Morrison, among a group of attorneys and scholars who had been formulating the rule for five years, said he often heard the argument that not revealing a person's immigration status in court deprived a jury of fully weighing the truth of testimony. It goes to the witness' character, as objecting attorneys say in court.
But it can clearly be prejudicial, Morrison and others argue, and such questioning isn't allowed in other cases.
"Those same arguments could be made to allow me to get at someone's tax records, or to probe their fidelity to their spouse," Morrison said. "If I'm suing a corporate defendant for unpaid wages or race discrimination, why shouldn't I be able to ask for 10 years of tax records to see if they were telling the truth about all their income? If they lied on their taxes, doesn't that go to their character? Or if they cheated on their spouse or sexually harassed another person, doesn't that go to the witness' character?"

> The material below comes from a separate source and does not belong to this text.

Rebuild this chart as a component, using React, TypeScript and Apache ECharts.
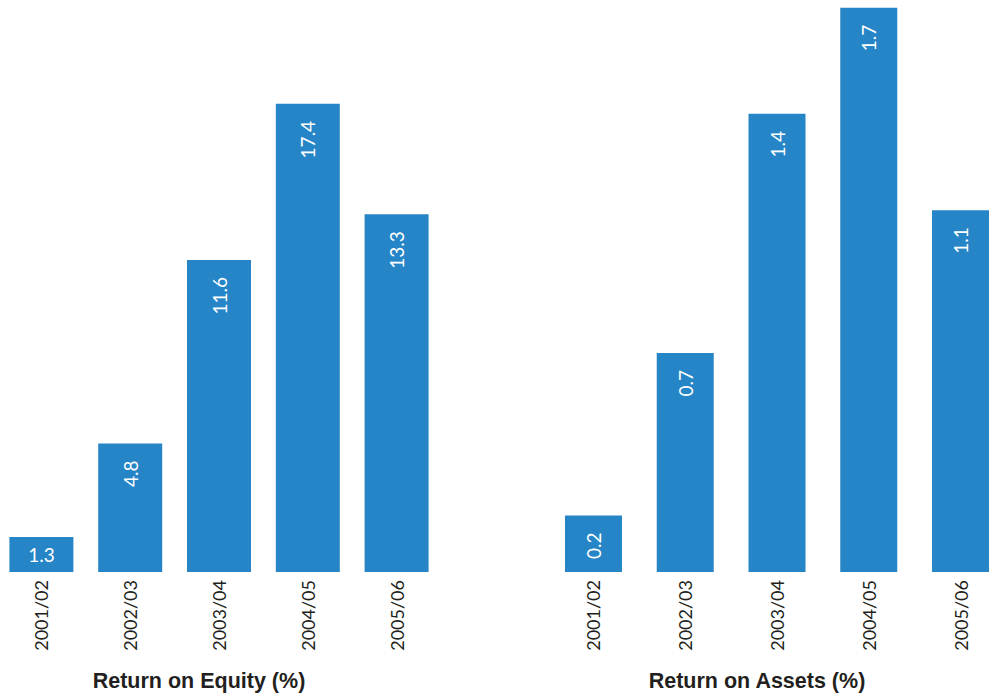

Though the rule was ultimately agreed on by a political cross-section of legal eagles from Morrison's Columbia group, Northwest Immigrant Rights Project, Legal Voice and the Washington Assn. of Prosecuting Attorneys, others were dead set against it.
The Washington Assn. of Criminal Defense Lawyers was opposed, and the Washington Defender Assn. expressed concern the rule was "unnecessary, unworkable and would not accomplish proponents' goals."
Sean O'Donnell, a King County judge and president of the state Superior Court Judges' Assn., urged the high court to reject the proposal, saying it "would be redundant of existing evidence rules."
But the rule's authors said their aim was not only fair trials but making it easier and safer for crime victims to come forward without fear of being asked to show their papers.
"Yes," said Gonzaga University law professor Ann Murphy, who helped draw up the rule, "the purpose is for undocumented individuals to be able to report crimes, be witnesses in trials, be able to sue their employers.
"The process for the rule was begun before President Trump took office, but the rationale for it is even stronger now," Murphy said, adding that Immigration and Customs Enforcement agents have gone to courthouses.
A report, issued Wednesday by the Immigrant Defense Project, shows ICE arrests and attempted arrests of immigrants at New York courthouses had jumped from 11 last year to 110 so far this year.
"Immigrants seeking justice in the criminal, family and civil courts should not have to fear for their freedom when doing so," the report said.
Andy Miller, one of the rule writers and a prosecutor in Benton County, in the farmlands of eastern Washington, said: "If victims and witnesses to crime believe that they are going to be asked about their immigration status, they will be less likely to report crime, less likely to cooperate and testify at trial. This is especially true in domestic violence and sexual assault cases."
Miller agreed that Trump wasn't the motivation when his group first started to meet about the rule.
But Trump's hard line on deportations and insistence on building a border wall had an influence. A background paper on the rule's creation explains:
"In light of the 'significant danger' that immigration status evidence poses to the fact-finding process, a court rule is needed. This is true especially in light of a flurry of federal executive orders that have further inflamed the topic of immigration, resulting in an increased risk of prejudice caused by the admission of immigration status."
Alex Salas couldn't be reached for comment about the rule he helped birth. He is reported to be living in Houston.
Public reaction so far has been mixed, but "fortunately I have not received any hate mail — yet," Murphy said.
Anderson is a special correspondent.